Despite its promise, BTR faces significant hurdles in New Zealand. Construction costs remain elevated, making project economics challenging even for institutional investors. Financing structures must account for longer payback periods compared to traditional development projects sold upon completion.
Planning and consent processes can be complex for larger developments, particularly those incorporating mixed-use elements or innovative design features. Local authorities are still developing familiarity with BTR proposals and their specific requirements.
The sector also faces competition from existing rental stock and build-to-sell developments. In many markets, BTR rents must compete with traditional rental properties while covering higher development and management costs. This dynamic limits viable locations and tenant segments for BTR projects.
Early BTR projects in Auckland and Wellington are providing valuable market insights about tenant preferences, operational costs, and investment returns. These pilot developments will likely influence future project design and investment decisions as the sector matures.
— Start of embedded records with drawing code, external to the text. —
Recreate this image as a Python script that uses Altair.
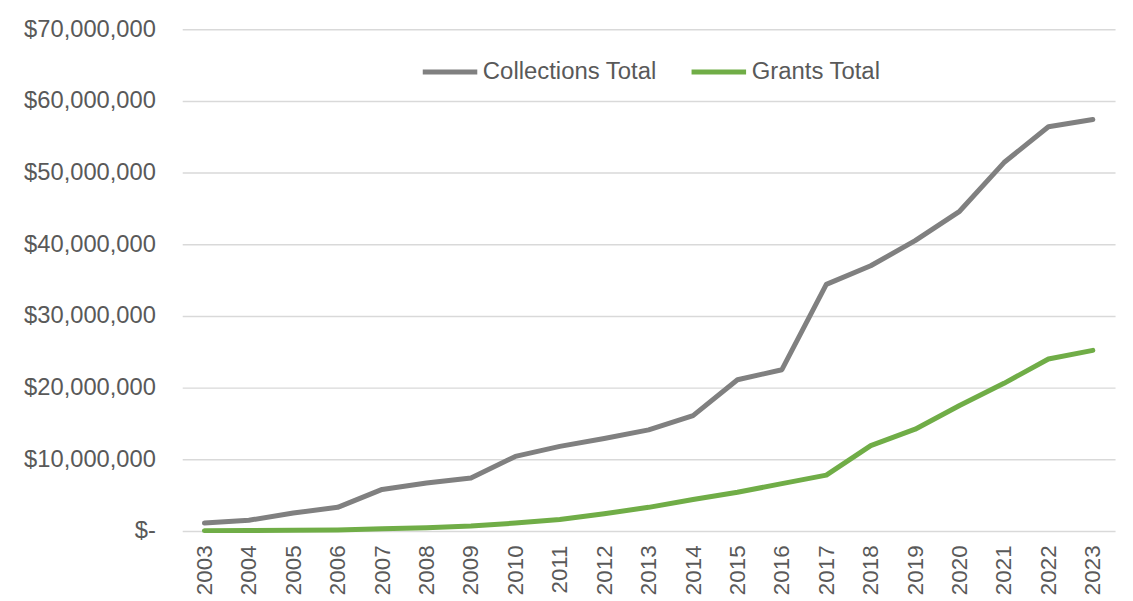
import altair as alt
import pandas as pd

years = [str(y) for y in range(2003, 2024)]
collections = [1.1e6, 1.5e6, 2.5e6, 3.3e6, 5.8e6, 6.7e6, 7.4e6, 10.4e6, 11.8e6, 12.9e6,
               14.1e6, 16.1e6, 21.1e6, 22.5e6, 34.4e6, 37.0e6, 40.5e6, 44.6e6, 51.4e6,
               56.4e6, 57.4e6]
grants = [0.05e6, 0.08e6, 0.1e6, 0.15e6, 0.3e6, 0.45e6, 0.7e6, 1.1e6, 1.6e6, 2.4e6,
          3.3e6, 4.4e6, 5.4e6, 6.6e6, 7.8e6, 11.9e6, 14.2e6, 17.5e6, 20.6e6, 24.0e6, 25.2e6]
series = ["Collections Total", "Grants Total"]
colors = ["#808080", "#70AD47"]

rows = []
for i, y in enumerate(years):
    rows.append({"Year": y, "Series": series[0], "Value": collections[i]})
    rows.append({"Year": y, "Series": series[1], "Value": grants[i]})
df = pd.DataFrame(rows)

font = "Liberation Sans"

chart = alt.Chart(df).mark_line(strokeWidth=5, strokeCap="round", strokeJoin="round").encode(
    x=alt.X("Year:O", sort=years,
            scale=alt.Scale(type="point", padding=0.5),
            axis=alt.Axis(title=None, labelAngle=-90, labelAlign="right", labelBaseline="middle",
                          labelFontSize=22.5, labelColor="#595959", labelFont=font,
                          labelPadding=14, ticks=False, domain=False, grid=False)),
    y=alt.Y("Value:Q", scale=alt.Scale(domain=[0, 70e6], nice=False),
            axis=alt.Axis(title=None, values=[i * 10e6 for i in range(8)],
                          labelExpr="datum.value == 0 ? '$-' : '$' + format(datum.value, ',.0f')",
                          labelFontSize=23.8, labelColor="#595959", labelFont=font,
                          labelPadding=27, ticks=False, domain=False, labelLimit=300,
                          gridColor="#d9d9d9", gridWidth=1.5)),
    color=alt.Color("Series:N", scale=alt.Scale(domain=series, range=colors),
                    legend=alt.Legend(title=None, orient="none", legendX=239, legendY=13,
                                      direction="horizontal", symbolType="stroke",
                                      symbolStrokeWidth=5, symbolSize=3000,
                                      labelFontSize=24, labelColor="#595959", labelFont=font,
                                      labelOffset=3, columnPadding=24, labelLimit=400)),
).properties(
    width=937, height=504,
    padding={"left": 175, "top": 20, "right": 10, "bottom": 70},
    autosize=alt.AutoSizeParams(type="none"),
).configure_view(stroke=None)

chart.save("out.html", embed_options={"renderer": "svg", "actions": False})
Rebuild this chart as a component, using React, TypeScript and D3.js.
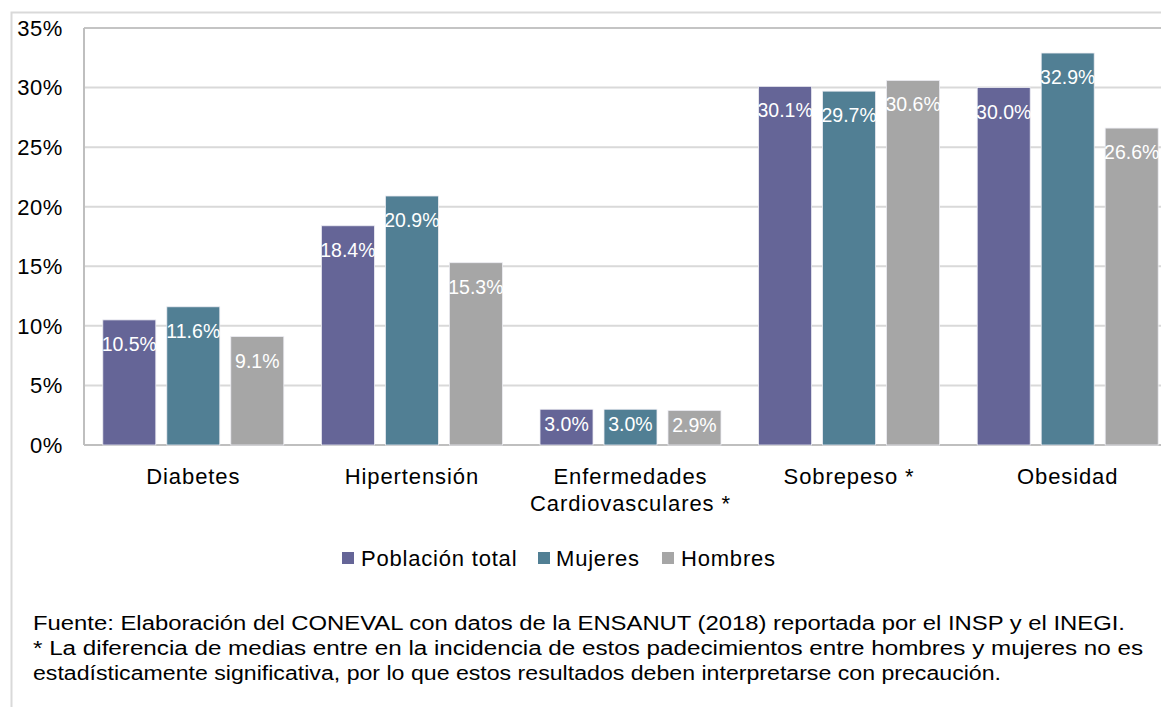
import React from "react";
import * as d3 from "d3";

const categories: string[][] = [
  ["Diabetes"],
  ["Hipertensión"],
  ["Enfermedades", "Cardiovasculares *"],
  ["Sobrepeso *"],
  ["Obesidad"],
];
const categoryKeys = ["Diabetes", "Hipertensión", "Enfermedades Cardiovasculares *", "Sobrepeso *", "Obesidad"];
const seriesNames = ["Población total", "Mujeres", "Hombres"];
const poblacionTotal = [10.5, 18.4, 3.0, 30.1, 30.0];
const mujeres = [11.6, 20.9, 3.0, 29.7, 32.9];
const hombres = [9.1, 15.3, 2.9, 30.6, 26.6];
const seriesValues = [poblacionTotal, mujeres, hombres];
const seriesColors = ["#656597", "#517F94", "#A6A6A6"];
const yTicks = [0, 5, 10, 15, 20, 25, 30, 35];
const footerLines = [
  "Fuente: Elaboración  del CONEVAL  con datos de la ENSANUT  (2018) reportada por el INSP  y el INEGI.",
  "* La diferencia de medias  entre en la incidencia  de estos padecimientos  entre hombres  y mujeres  no es",
  "estadísticamente  significativa, por lo que estos resultados deben interpretarse con precaución.",
];
const footerWidths = [1092, 1110, 968];

const FONT = "'Liberation Sans', Arial, sans-serif";

export default function App() {
  const W = 1161;
  const H = 707;
  const plotLeft = 84;
  const plotRight = 1177;
  const plotTop = 28;
  const plotBottom = 445;

  const x0 = d3.scaleBand<string>().domain(categoryKeys).range([plotLeft, plotRight]).paddingInner(0).paddingOuter(0);
  const x1 = d3.scaleBand<string>().domain(seriesNames).range([0, x0.bandwidth()]).paddingInner(0.172).paddingOuter(0.294);
  const y = d3.scaleLinear().domain([0, 35]).range([plotBottom, plotTop]);

  const legendItems = [
    { name: seriesNames[0], sx: 342, tx: 361 },
    { name: seriesNames[1], sx: 538, tx: 556 },
    { name: seriesNames[2], sx: 662, tx: 681 },
  ];

  return (
    <svg
      width={W}
      height={H}
      style={{ position: "absolute", left: 0, top: 0, background: "#fff" }}
      fontFamily={FONT}
    >
      <rect x={0} y={0} width={W} height={H} fill="#fff" />
      {/* outer frame */}
      <rect x={11.5} y={12.5} width={W + 20} height={H + 20} fill="none" stroke="#d9d9d9" strokeWidth={2} />

      {/* gridlines */}
      {yTicks.map((t) => (
        <line key={t} x1={plotLeft} x2={plotRight} y1={y(t)} y2={y(t)} stroke="#d9d9d9" strokeWidth={2} />
      ))}
      {/* plot border */}
      <line x1={plotLeft} x2={plotRight} y1={plotTop} y2={plotTop} stroke="#c4c4c4" strokeWidth={2} />
      <line x1={plotLeft} x2={plotLeft} y1={plotTop} y2={plotBottom} stroke="#bfbfbf" strokeWidth={2} />
      <line x1={plotLeft} x2={plotRight} y1={plotBottom} y2={plotBottom} stroke="#bfbfbf" strokeWidth={2} />

      {/* y tick labels */}
      {yTicks.map((t) => (
        <text key={t} x={63} y={y(t)} dy="0.36em" textAnchor="end" fontSize={22} fill="#000" letterSpacing={0.6}>
          {t}%
        </text>
      ))}

      {/* bars */}
      {categoryKeys.map((c, ci) => (
        <g key={c} transform={`translate(${x0(c)},0)`}>
          {seriesNames.map((s, si) => {
            const v = seriesValues[si][ci];
            const bx = x1(s)!;
            const top = y(v);
            const bw = x1.bandwidth();
            const h = plotBottom - top;
            const labelY = h < 45 ? (top + plotBottom) / 2 + 4 : top + 31;
            return (
              <g key={s}>
                <rect x={bx} y={top} width={bw} height={h} fill={seriesColors[si]} stroke="#ececf2" strokeWidth={0.8} />
                <text x={bx + bw / 2} y={labelY} textAnchor="middle" fontSize={19.5} fill="#fff">
                  {v.toFixed(1)}%
                </text>
              </g>
            );
          })}
        </g>
      ))}

      {/* category labels */}
      {categoryKeys.map((c, ci) => (
        <text key={c} x={x0(c)! + x0.bandwidth() / 2} textAnchor="middle" fontSize={22} fill="#000" letterSpacing={0.9}>
          {categories[ci].map((ln, li) => (
            <tspan key={li} x={x0(c)! + x0.bandwidth() / 2} y={484 + li * 27}>
              {ln}
            </tspan>
          ))}
        </text>
      ))}

      {/* legend */}
      {legendItems.map((it, i) => (
        <g key={it.name}>
          <rect x={it.sx} y={552} width={12} height={12} fill={seriesColors[i]} />
          <text x={it.tx} y={566} fontSize={22} fill="#000" letterSpacing={0.8}>
            {it.name}
          </text>
        </g>
      ))}

      {/* footer */}
      {footerLines.map((ln, i) => (
        <text
          key={i}
          x={33}
          y={630 + i * 25}
          fontSize={19.5}
          fill="#000"
          textLength={footerWidths[i]}
          lengthAdjust="spacingAndGlyphs"
        >
          {ln}
        </text>
      ))}
    </svg>
  );
}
Government policy settings around taxation, planning, and housing supply could significantly impact BTR viability. Changes to interest deductibility rules, density bonuses, or fast-track consent processes might alter project economics and development feasibility.
International experience suggests BTR typically grows gradually, requiring several successful projects to establish investor confidence and operational expertise. New Zealand appears to be in the early stages of this evolution, with institutional interest growing but project volumes still limited.
Build-to-rent housing represents a notable evolution in New Zealand’s property sector, bringing institutional investment and professional management to rental housing provision. While still in its infancy, BTR addresses real market needs around rental supply, tenant experience, and investment scale. Success will depend on navigating construction costs, planning processes, and market acceptance while demonstrating viable returns for institutional investors.